If We Stopped the Failed War on Drugs and Legalize It
by Dr. Kevin McNamee March 28, 2020
While leaving my office this afternoon, I took the back stairs that exit to a landing with a low wall. As I opened the door to leave the stairwell, I felt a resistance against the door and heard a woman shouting wait. Looking around the door, I saw a cell phone, back pack, syringe and a woman with a tourniquet wrapped around her arm.
She looked to be in her mid 40’s but upon further inspection I realized she was a very weathered 20 something year old who’s once attractive features were ravaged by drug use, homelessness and surviving on the street.
I asked her to go elsewhere to do this. She apologized and quickly gathered her belongings. I asked where she gets her food? She said food stamps. I asked what was her drug of choice? She lowered her head and said does it matter? She walked to the sidewalk and disappeared around the building.
Heroin and crystal meth are highly addictive drugs that capture the hearts and minds of Americans rendering a person incapable of fulfilling their purpose in life. The addicts thoughts move away from service of others and towards the next feel good drug hit. No longer is their family and loved ones as important as the drug.
Unable to maintain a job but still have the need for the drug, forces the addict to search other means of income. Prostitution, burglary and robbery are among the many crimes drug addicts do to get their fix. Our community crimes revolve around drug addiction in one manner or another. Law enforcement place eighty-percent of the homeless as drug addicted or mentally ill.

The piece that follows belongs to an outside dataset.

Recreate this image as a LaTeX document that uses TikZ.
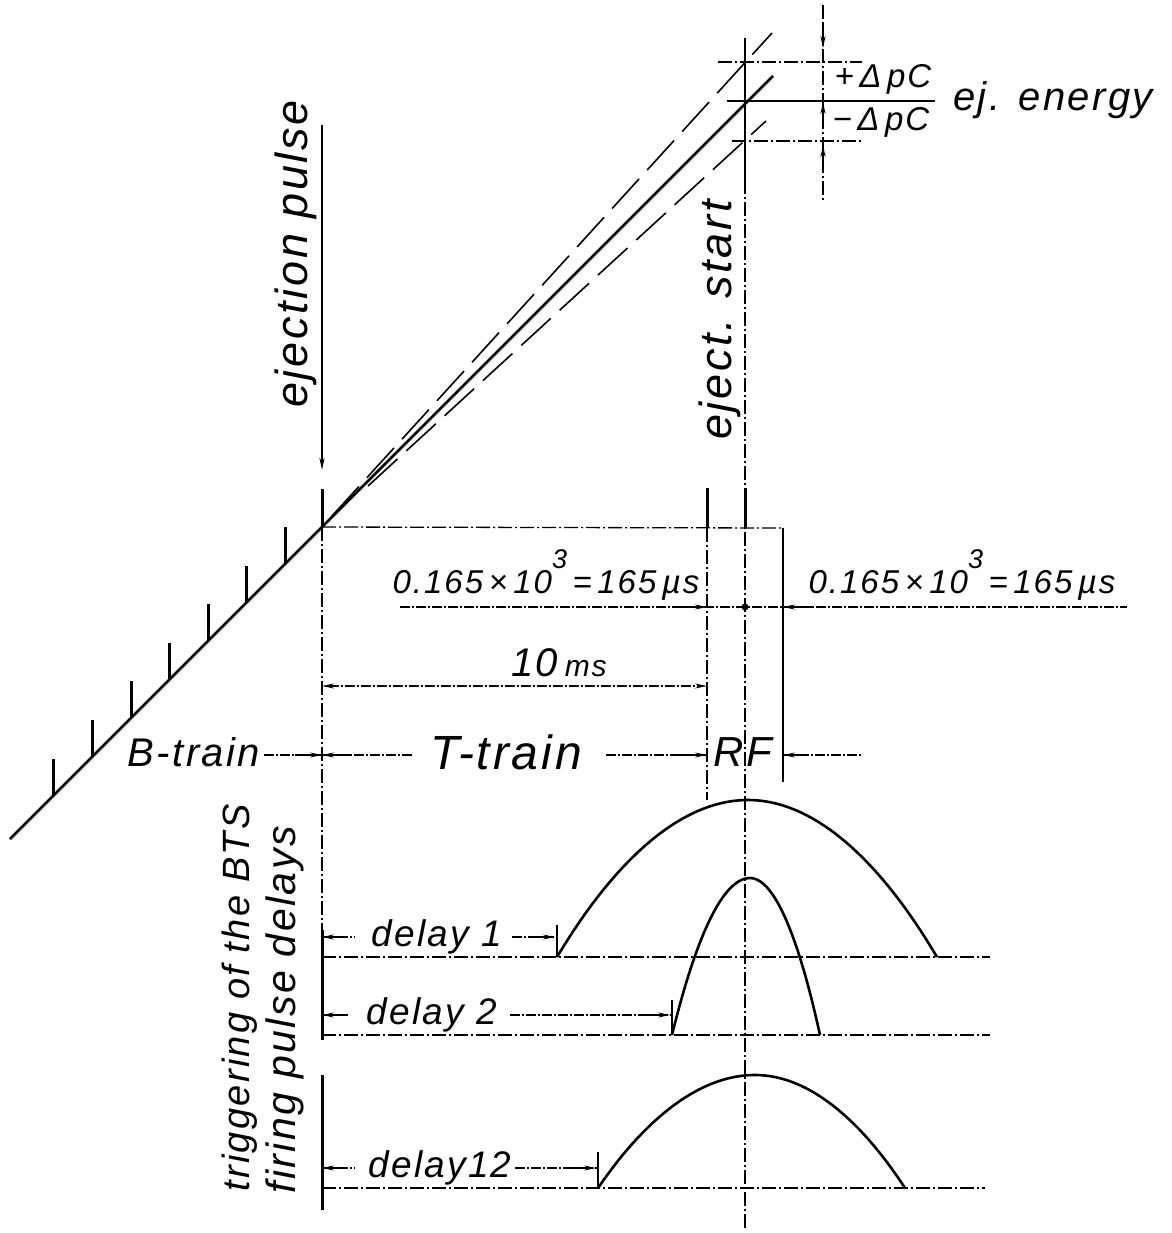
\documentclass[tikz,border=0pt]{standalone}
\usepackage{fontspec}
\setmainfont{Liberation Sans}
\newfontfamily\hand[LetterSpace=6]{Liberation Sans}
\usetikzlibrary{arrows.meta}
\newcommand\hsz[1]{\fontsize{#1}{#1}\selectfont}
\begin{document}
\begin{tikzpicture}[x=1pt,y=-1pt,
  lbl/.style={inner sep=0pt, font=\hand\itshape},
  ctr/.style={line width=1.3pt, dash pattern=on 14pt off 3pt on 2pt off 3pt},
  sol/.style={line width=1.6pt},
  heavy/.style={line width=3pt},
  curve/.style={line width=2.6pt},
  tol/.style={line width=1.6pt, dash pattern=on 40pt off 12pt},
  tip/.style={-{Stealth[length=12pt,width=5pt]}},
  dimline/.style={line width=1.3pt, dash pattern=on 10pt off 2pt on 2pt off 2pt},
]
\useasboundingbox[fill=white] (0,0) rectangle (1171,1233);

% ---------- key coordinates ----------
\coordinate (rampL) at (10,839);
\coordinate (rampT) at (773,76);
\coordinate (O) at (322,527);

% ---------- ramp with B-train ticks ----------
\draw[curve] (rampL) -- (rampT);
\foreach \x in {53,92,131,169,208,246,285}
  \draw[heavy] (\x,{849-\x}) -- (\x,{812-\x});

% energy tolerance lines
\draw[tol] (332,516) -- (772,33);
\draw[tol] (368,486) -- (766,121);

% ---------- top right: energy marks ----------
\draw[ctr] (718,62) -- (862,62);
\draw[sol] (727,101) -- (935,101);
\draw[ctr] (732,141) -- (862,141);
\draw[ctr] (823,5) -- (823,200);
\draw[tip,line width=1.8pt] (823,22) -- (823,48);
\draw[tip,line width=1.8pt] (823,122) -- (823,102);
\draw[tip,line width=1.8pt] (823,170) -- (823,145);
\node[lbl,font=\hand\itshape\hsz{33}] (plus) at (883,79) {+\,Δ\,pC};
\node[lbl,font=\hand\itshape\hsz{33}] (minus) at (881,122) {−\,Δ\,pC};
\node[lbl,font=\hand\itshape\hsz{40}] (ejen) at (1053,100) {ej. energy};

% ---------- vertical lines ----------
% ejection pulse
\node[lbl,font=\hand\itshape\hsz{45},rotate=90] (ejp) at (296,254) {ejection pulse};
\draw[sol] (322,125) -- (322,465);
\draw[tip,line width=2pt] (322,440) -- (322,470);
\draw[heavy] (322,489) -- (O);
\draw[ctr] (O) -- (322,930);
\draw[heavy] (322,930) -- (322,1040);
\draw[heavy] (322,1075) -- (322,1210);

% eject start
\node[lbl,font=\hand\itshape\hsz{45},rotate=90] (ejs) at (720,320) {eject. start};
\draw[sol] (745,38) -- (745,180);
\draw[ctr] (745,180) -- (745,1230);
\draw[heavy] (745,488) -- (745,528);
\draw[heavy] (707,488) -- (707,528);
\draw[ctr] (707,528) -- (707,800);
\draw[sol] (783,528) -- (783,782);
\draw[ctr] (O) -- (783,528);

% ---------- 165 us dimensions ----------
\draw[dimline] (400,607) -- (1127,607);
\draw[tip,line width=1.5pt] (678,607) -- (707,607);
\draw[tip,line width=1.5pt] (812,607) -- (783,607);
\fill (745,607) circle (3.5pt);
\node[lbl,font=\hand\itshape\hsz{33},anchor=base] (dl) at (546,593)
  {0.165\,×\,10\raisebox{0.75em}{\hsz{27}3}\,=\,165\,µs};
\node[lbl,font=\hand\itshape\hsz{33},anchor=base] (dr) at (962,593)
  {0.165\,×\,10\raisebox{0.75em}{\hsz{27}3}\,=\,165\,µs};

% ---------- 10 ms ----------
\draw[dimline,{Stealth[length=12pt,width=5pt]}-{Stealth[length=12pt,width=5pt]}] (322,686) -- (707,686);
\node[lbl,anchor=base] (tenms) at (559,676) {\hsz{40}10\,\hsz{30}ms};

% ---------- train row ----------
\node[lbl,font=\hand\itshape\hsz{40}] (btrain) at (194,752) {B-train};
\node[lbl,font=\hand\itshape\hsz{48}] (ttrain) at (506,752) {T-train};
\node[lbl,font=\hand\itshape\hsz{42}] (rf) at (743,752) {RF};
\draw[dimline] (264,755) -- (322,755);
\draw[tip,line width=1.3pt] (295,755) -- (322,755);
\draw[dimline] (322,755) -- (412,755);
\draw[tip,line width=1.3pt] (350,755) -- (322,755);
\draw[dimline] (606,755) -- (707,755);
\draw[tip,line width=1.3pt] (680,755) -- (707,755);
\draw[dimline] (783,755) -- (862,755);
\draw[tip,line width=1.3pt] (808,755) -- (783,755);

% ---------- rotated labels bottom left ----------
\node[lbl,font=\hand\itshape\hsz{38},rotate=90] (trig) at (240,998) {triggering of the BTS};
\node[lbl,font=\hand\itshape\hsz{41},rotate=90] (fir) at (285,1010) {firing pulse delays};

% ---------- pulses ----------
\draw[ctr] (322,957) -- (990,957);
\draw[ctr] (322,1035) -- (990,1035);
\draw[ctr] (322,1188) -- (985,1188);
\draw[curve] (557,957) parabola bend (748,800) (937,957);
\draw[curve] (672,1035) parabola bend (750,878) (820,1035);
\draw[curve] (598,1188) parabola bend (755,1075) (905,1188);

% delay 1
\node[lbl,font=\hand\itshape\hsz{37}] (d1) at (437,937) {delay 1};
\draw[dimline] (322,937) -- (355,937);
\draw[tip,line width=1.3pt] (348,937) -- (322,937);
\draw[dimline] (512,937) -- (557,937);
\draw[tip,line width=1.3pt] (528,937) -- (555,937);
\draw[sol] (557,925) -- (557,957);
% delay 2
\node[lbl,font=\hand\itshape\hsz{37}] (d2) at (432,1015) {delay 2};
\draw[dimline] (322,1015) -- (350,1015);
\draw[tip,line width=1.3pt] (348,1015) -- (322,1015);
\draw[dimline] (510,1015) -- (672,1015);
\draw[tip,line width=1.3pt] (645,1015) -- (670,1015);
\draw[sol] (672,1000) -- (672,1035);
% delay 12
\node[lbl,font=\hand\itshape\hsz{37}] (d12) at (440,1168) {delay12};
\draw[dimline] (322,1168) -- (355,1168);
\draw[tip,line width=1.3pt] (348,1168) -- (322,1168);
\draw[dimline] (515,1168) -- (598,1168);
\draw[tip,line width=1.3pt] (570,1168) -- (596,1168);
\draw[sol] (598,1152) -- (598,1188);
\end{tikzpicture}
\end{document}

When seventy-percent of the illegal drugs entering this country come through our shared southern border with Mexico, why then do politicians oppose securing it?
To those who feel the war on drugs has not worked to stop the flow of drugs into America, I wonder, absent this effort, how readily available drugs would be in our community to reap havoc.
To those who feel drugs should be legalized so government can regulate it and receive the tax revenue, I ask why then in Amsterdam, who has done just that, have seen the drug tax revenue pay for drug rehabilitation facilities for their drug addicted and homeless who are forever dependent on the government for sustenance.
An answer to why our elected politicians do not unleash the power of American resources to stop this keeps pointing to drug cartel money finding its way into the politician’s pockets, either directly or indirectly. Don’t think it has not happened. American politicians are just as susceptible to the lure of the same traps as politicians of Mexico, Central and South American.